- [YOUR INSTRUCTIONS]: The lines from the top of the material through the line with "const ctx = canvas.getContext('2d');" are to be set down exactly. Leave the pictures out.

--------------------------------------------------

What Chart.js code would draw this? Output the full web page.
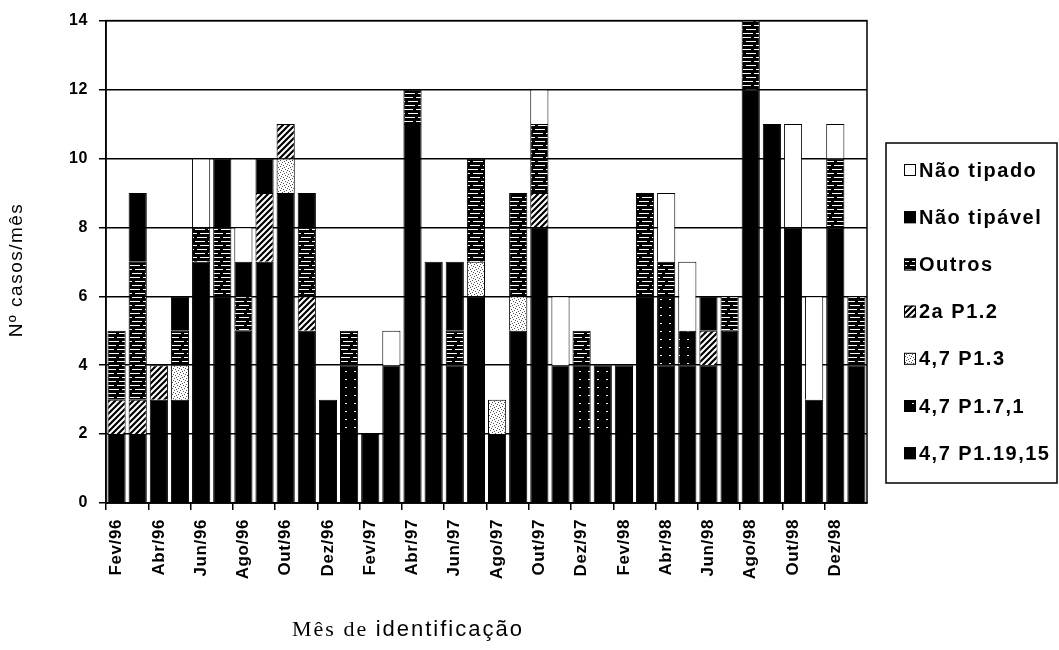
<!DOCTYPE html>
<html>
<head>
<meta charset="utf-8">
<script src="https://cdn.jsdelivr.net/npm/chart.js@4"></script>
<style>
  html, body { margin: 0; padding: 0; background: #fff; }
</style>
</head>
<body>
<canvas id="chart" width="1059" height="650"></canvas>
<script>
// Months (one bar each), only every second one gets a label
const months = [
  'Fev/96', 'Mar/96', 'Abr/96', 'Mai/96', 'Jun/96', 'Jul/96', 'Ago/96', 'Set/96', 'Out/96', 'Nov/96', 'Dez/96', 'Jan/97',
  'Fev/97', 'Mar/97', 'Abr/97', 'Mai/97', 'Jun/97', 'Jul/97', 'Ago/97', 'Set/97', 'Out/97', 'Nov/97', 'Dez/97', 'Jan/98',
  'Fev/98', 'Mar/98', 'Abr/98', 'Mai/98', 'Jun/98', 'Jul/98', 'Ago/98', 'Set/98', 'Out/98', 'Nov/98', 'Dez/98', 'Jan/99'
];

// Cases per month, by serotype (bottom of the stack first)
const p1_19_15  = [2, 2, 3, 3, 7, 6, 5, 7, 9, 5, 3, 2,  2, 4, 11, 7, 4, 6, 2, 5, 8, 4, 2, 2,  4, 6, 4, 4, 4, 5, 12, 11, 8, 3, 8, 4];
const p1_7_1    = [0, 0, 0, 0, 0, 0, 0, 0, 0, 0, 0, 2,  0, 0, 0, 0, 0, 0, 0, 0, 0, 0, 2, 2,  0, 0, 2, 1, 0, 0, 0, 0, 0, 0, 0, 0];
const p1_3      = [0, 0, 0, 1, 0, 0, 0, 0, 1, 0, 0, 0,  0, 0, 0, 0, 0, 1, 1, 1, 0, 0, 0, 0,  0, 0, 0, 0, 0, 0, 0, 0, 0, 0, 0, 0];
const p1_2      = [1, 1, 1, 0, 0, 0, 0, 2, 1, 1, 0, 0,  0, 0, 0, 0, 0, 0, 0, 0, 1, 0, 0, 0,  0, 0, 0, 0, 1, 0, 0, 0, 0, 0, 0, 0];
const outros    = [2, 4, 0, 1, 1, 2, 1, 0, 0, 2, 0, 1,  0, 0, 1, 0, 1, 3, 0, 3, 2, 0, 1, 0,  0, 3, 1, 0, 0, 1, 2, 0, 0, 0, 2, 2];
const naoTipavel = [0, 2, 0, 1, 0, 2, 1, 1, 0, 1, 0, 0,  0, 0, 0, 0, 2, 0, 0, 0, 0, 0, 0, 0,  0, 0, 0, 0, 1, 0, 0, 0, 0, 0, 0, 0];
const naoTipado  = [0, 0, 0, 0, 2, 0, 1, 0, 0, 0, 0, 0,  0, 1, 0, 0, 0, 0, 0, 0, 1, 2, 0, 0,  0, 0, 2, 2, 0, 0, 0, 0, 3, 3, 1, 0];

const seriesNames = ['4,7 P1.19,15', '4,7 P1.7,1', '4,7 P1.3', '2a P1.2', 'Outros', 'Não tipável', 'Não tipado'];
const yTicks = [0, 2, 4, 6, 8, 10, 12, 14];

const SANS = "'Liberation Sans', Arial, sans-serif";
const SERIF = "'Liberation Serif', 'Times New Roman', serif";
const canvas = document.getElementById('chart');
const ctx = canvas.getContext('2d');

// small black & white fill patterns, like the printed original
function makePattern(w, h, paint) {
  const c = document.createElement('canvas');
  c.width = w; c.height = h;
  const g = c.getContext('2d');
  paint(g);
  return ctx.createPattern(c, 'repeat');
}
const hatch = makePattern(6, 6, g => {
  g.fillStyle = '#fff'; g.fillRect(0, 0, 6, 6);
  g.strokeStyle = '#000'; g.lineWidth = 2.2;
  g.beginPath();
  g.moveTo(-1, 7); g.lineTo(7, -1);
  g.moveTo(-4, 4); g.lineTo(4, -4);
  g.moveTo(2, 10); g.lineTo(10, 2);
  g.stroke();
});
// horizontal dashes, staggered so the breaks do not line up
const lines = makePattern(13, 12, g => {
  g.fillStyle = '#000'; g.fillRect(0, 0, 13, 12);
  g.fillStyle = '#fff';
  g.fillRect(0, 1, 10, 1);
  g.fillRect(5, 5, 13, 1); g.fillRect(0, 5, 2, 1);
  g.fillRect(2, 9, 10, 1);
});
const speckle = makePattern(6, 6, g => {
  g.fillStyle = '#fff'; g.fillRect(0, 0, 6, 6);
  g.fillStyle = '#555';
  [[0, 0], [3, 1], [1, 3], [4, 4], [5, 2], [2, 5]].forEach(p => g.fillRect(p[0], p[1], 1, 1));
});
const darkDots = makePattern(9, 8, g => {
  g.fillStyle = '#000'; g.fillRect(0, 0, 9, 8);
  g.fillStyle = '#fff'; g.fillRect(3, 3, 2, 1);
});

const seriesData = [p1_19_15, p1_7_1, p1_3, p1_2, outros, naoTipavel, naoTipado];
const fills = ['#000', darkDots, speckle, hatch, lines, '#000', '#fff'];

const datasets = seriesNames.map((name, i) => ({
  label: name,
  data: seriesData[i].map(v => v || null),
  backgroundColor: fills[i],
  borderColor: '#000',
  borderWidth: 1,
  barPercentage: 0.86,
  categoryPercentage: 1.0
}));

// scanned text looks wide, so space the letters a bit
function spacing(chart) { chart.ctx.letterSpacing = '0.6px'; }

const extras = {
  id: 'extras',
  beforeUpdate: spacing,
  beforeDraw: spacing,
  afterDatasetsDraw(chart) {
    const a = chart.chartArea;
    const c = chart.ctx;
    c.save();
    c.strokeStyle = '#000';
    c.lineWidth = 1.5;
    c.strokeRect(a.left, a.top, a.right - a.left, a.bottom - a.top);
    c.restore();
  },
  afterDraw(chart) {
    const c = chart.ctx;
    c.save();
    c.fillStyle = '#000';

    // y title
    c.save();
    c.letterSpacing = '1.5px';
    c.translate(17, 270);
    c.rotate(-Math.PI / 2);
    c.font = '19px ' + SANS;
    c.textAlign = 'center';
    c.textBaseline = 'middle';
    c.fillText('Nº casos/mês', 0, 0);
    c.restore();

    // x title, serif and sans mixed as in the scan
    c.letterSpacing = '2px';
    c.textBaseline = 'alphabetic';
    c.textAlign = 'left';
    c.font = '22px ' + SERIF;
    const first = 'Mês de ';
    c.fillText(first, 292, 636);
    const w = c.measureText(first).width;
    c.font = '22px ' + SANS;
    c.fillText('identificação', 292 + w, 636);

    // legend box, last series on top
    c.letterSpacing = '1.5px';
    c.lineWidth = 1.5;
    c.strokeStyle = '#000';
    c.strokeRect(886, 143, 171, 340);
    c.font = 'bold 20px ' + SANS;
    c.textBaseline = 'middle';
    const ds = chart.data.datasets;
    for (let k = 0; k < ds.length; k++) {
      const d = ds[ds.length - 1 - k];
      const cy = 170 + k * 47.2;
      c.fillStyle = d.backgroundColor;
      c.fillRect(904, cy - 6, 12, 12);
      c.lineWidth = 1;
      c.strokeRect(904.5, cy - 5.5, 11, 11);
      c.fillStyle = '#000';
      c.fillText(d.label, 919, cy + 1);
    }
    c.restore();
  }
};

Chart.defaults.font.family = SANS;
Chart.defaults.color = '#000';

new Chart(ctx, {
  type: 'bar',
  data: { labels: months, datasets: datasets },
  plugins: [extras],
  options: {
    responsive: false,
    animation: false,
    layout: { padding: { left: 0, right: 192, top: 13, bottom: 0 } },
    plugins: { legend: { display: false }, tooltip: { enabled: false } },
    scales: {
      x: {
        stacked: true,
        offset: true,
        afterFit: s => { s.height = 147; },
        grid: {
          offset: true,
          drawOnChartArea: false,
          tickLength: 7,
          lineWidth: 1.5,
          color: c => (c.index % 2 === 0 ? '#000' : 'rgba(0,0,0,0)')
        },
        border: { color: '#000', width: 1.5 },
        ticks: {
          autoSkip: false,
          minRotation: 90,
          maxRotation: 90,
          padding: 9,
          color: '#000',
          font: { size: 17, weight: 'bold' },
          callback: function (v, i) { return i % 2 === 0 ? this.getLabelForValue(v) : ''; }
        }
      },
      y: {
        stacked: true,
        min: yTicks[0],
        max: yTicks[yTicks.length - 1],
        afterFit: s => { s.width = 106; },
        afterBuildTicks: s => { s.ticks = yTicks.map(v => ({ value: v })); },
        grid: { color: '#000', lineWidth: 1.5, tickLength: 7 },
        border: { color: '#000', width: 1.5 },
        ticks: { padding: 11, color: '#000', font: { size: 16, weight: 'bold' } }
      }
    }
  }
});
</script>
</body>
</html>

--------------------------------------------------

- [SOLUTION]:
What Chart.js code would draw this? Output the full web page.
<!DOCTYPE html>
<html>
<head>
<meta charset="utf-8">
<script src="https://cdn.jsdelivr.net/npm/chart.js@4"></script>
<style>
  html, body { margin: 0; padding: 0; background: #fff; }
</style>
</head>
<body>
<canvas id="chart" width="1059" height="650"></canvas>
<script>
// Months (one bar each), only every second one gets a label
const months = [
  'Fev/96', 'Mar/96', 'Abr/96', 'Mai/96', 'Jun/96', 'Jul/96', 'Ago/96', 'Set/96', 'Out/96', 'Nov/96', 'Dez/96', 'Jan/97',
  'Fev/97', 'Mar/97', 'Abr/97', 'Mai/97', 'Jun/97', 'Jul/97', 'Ago/97', 'Set/97', 'Out/97', 'Nov/97', 'Dez/97', 'Jan/98',
  'Fev/98', 'Mar/98', 'Abr/98', 'Mai/98', 'Jun/98', 'Jul/98', 'Ago/98', 'Set/98', 'Out/98', 'Nov/98', 'Dez/98', 'Jan/99'
];

// Cases per month, by serotype (bottom of the stack first)
const p1_19_15  = [2, 2, 3, 3, 7, 6, 5, 7, 9, 5, 3, 2,  2, 4, 11, 7, 4, 6, 2, 5, 8, 4, 2, 2,  4, 6, 4, 4, 4, 5, 12, 11, 8, 3, 8, 4];
const p1_7_1    = [0, 0, 0, 0, 0, 0, 0, 0, 0, 0, 0, 2,  0, 0, 0, 0, 0, 0, 0, 0, 0, 0, 2, 2,  0, 0, 2, 1, 0, 0, 0, 0, 0, 0, 0, 0];
const p1_3      = [0, 0, 0, 1, 0, 0, 0, 0, 1, 0, 0, 0,  0, 0, 0, 0, 0, 1, 1, 1, 0, 0, 0, 0,  0, 0, 0, 0, 0, 0, 0, 0, 0, 0, 0, 0];
const p1_2      = [1, 1, 1, 0, 0, 0, 0, 2, 1, 1, 0, 0,  0, 0, 0, 0, 0, 0, 0, 0, 1, 0, 0, 0,  0, 0, 0, 0, 1, 0, 0, 0, 0, 0, 0, 0];
const outros    = [2, 4, 0, 1, 1, 2, 1, 0, 0, 2, 0, 1,  0, 0, 1, 0, 1, 3, 0, 3, 2, 0, 1, 0,  0, 3, 1, 0, 0, 1, 2, 0, 0, 0, 2, 2];
const naoTipavel = [0, 2, 0, 1, 0, 2, 1, 1, 0, 1, 0, 0,  0, 0, 0, 0, 2, 0, 0, 0, 0, 0, 0, 0,  0, 0, 0, 0, 1, 0, 0, 0, 0, 0, 0, 0];
const naoTipado  = [0, 0, 0, 0, 2, 0, 1, 0, 0, 0, 0, 0,  0, 1, 0, 0, 0, 0, 0, 0, 1, 2, 0, 0,  0, 0, 2, 2, 0, 0, 0, 0, 3, 3, 1, 0];

const seriesNames = ['4,7 P1.19,15', '4,7 P1.7,1', '4,7 P1.3', '2a P1.2', 'Outros', 'Não tipável', 'Não tipado'];
const yTicks = [0, 2, 4, 6, 8, 10, 12, 14];

const SANS = "'Liberation Sans', Arial, sans-serif";
const SERIF = "'Liberation Serif', 'Times New Roman', serif";
const canvas = document.getElementById('chart');
const ctx = canvas.getContext('2d');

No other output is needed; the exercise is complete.